14.2 Termination for Convenience. Either party may terminate for convenience upon 30 days’ written notice, unless the Order Form states a minimum commitment.
14.3 Termination for Cause. Either party may terminate for material breach not cured within 30 days after written notice.
14.4 Effect. Upon termination, Customer must stop using the Services and Provider IP. Accrued payment obligations remain due. Any surviving rights to use Outputs are governed by Section 8.3 and the Order Form.
14.5 Suspension. Zephyra may suspend access for non-payment, security risk, legal compliance, or material misuse, with commercially reasonable notice where practicable.
15. Compliance, Export Controls, and Sanctions
Customer will comply with applicable export controls and sanctions laws and will not use the Services in violation of trade restrictions. Customer represents it is not located in, or controlled from, a comprehensively sanctioned territory, and is not a prohibited/restricted party.
16. Publicity
Customer grants Zephyra the right to use Customer’s name and logo as a customer reference unless Customer opts out in writing. Case studies require Customer approval.

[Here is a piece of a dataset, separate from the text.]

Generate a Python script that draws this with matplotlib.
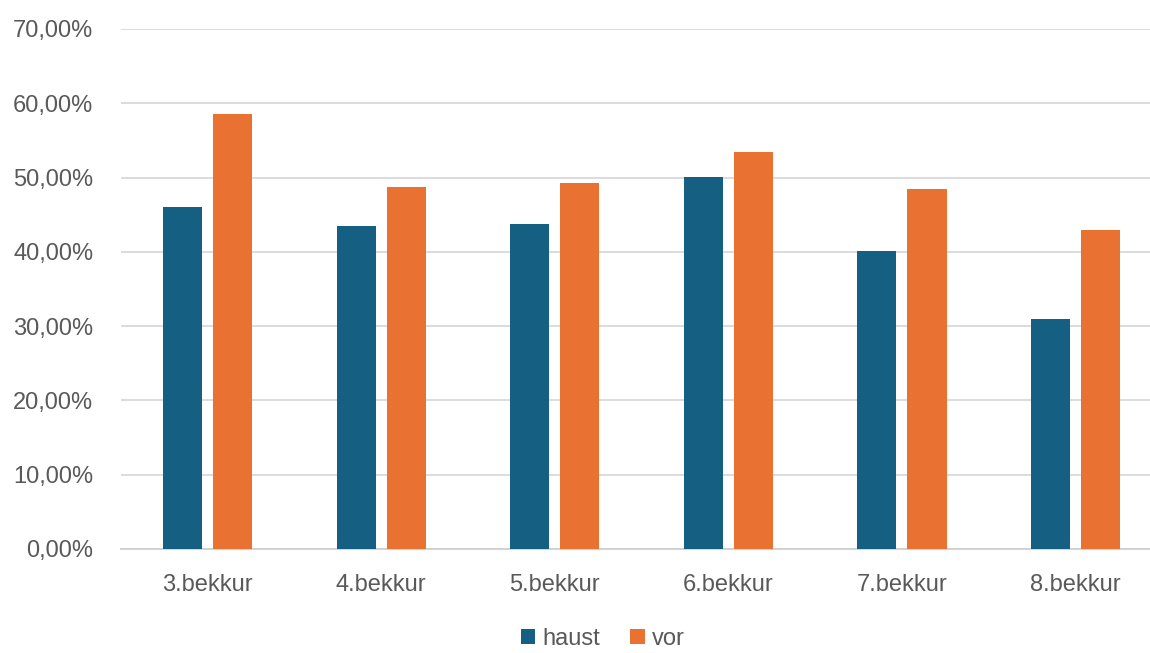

17. Changes to These Terms
Zephyra may update these Terms by posting an updated version and changing the “Last Updated” date. Material changes will be notified via email or in-app notice. Changes will not retroactively reduce Customer’s rights or increase Fees for an active Order Form term without Customer’s consent; Order Forms remain governed by the version in effect at signature unless otherwise agreed.
18. Miscellaneous
18.1 Assignment. Neither party may assign the Agreement without the other’s consent, except to an affiliate or in connection with a merger or sale of substantially all assets.
18.2 Independent Contractors. The parties are independent contractors.
18.3 Force Majeure. Neither party is liable for delays due to events beyond reasonable control.
18.4 Notices. Notices must be sent to the addresses in the Order Form (email notice is acceptable for operational/legal notices unless law requires otherwise).
18.5 Governing Law; Venue. The Agreement is governed by the laws of Italy, excluding conflict-of-law rules. Exclusive venue is Milan, Italy.
18.6 Severability; Entire Agreement. If any provision is unenforceable, the remainder remains in effect. The Agreement is the entire agreement on its subject matter.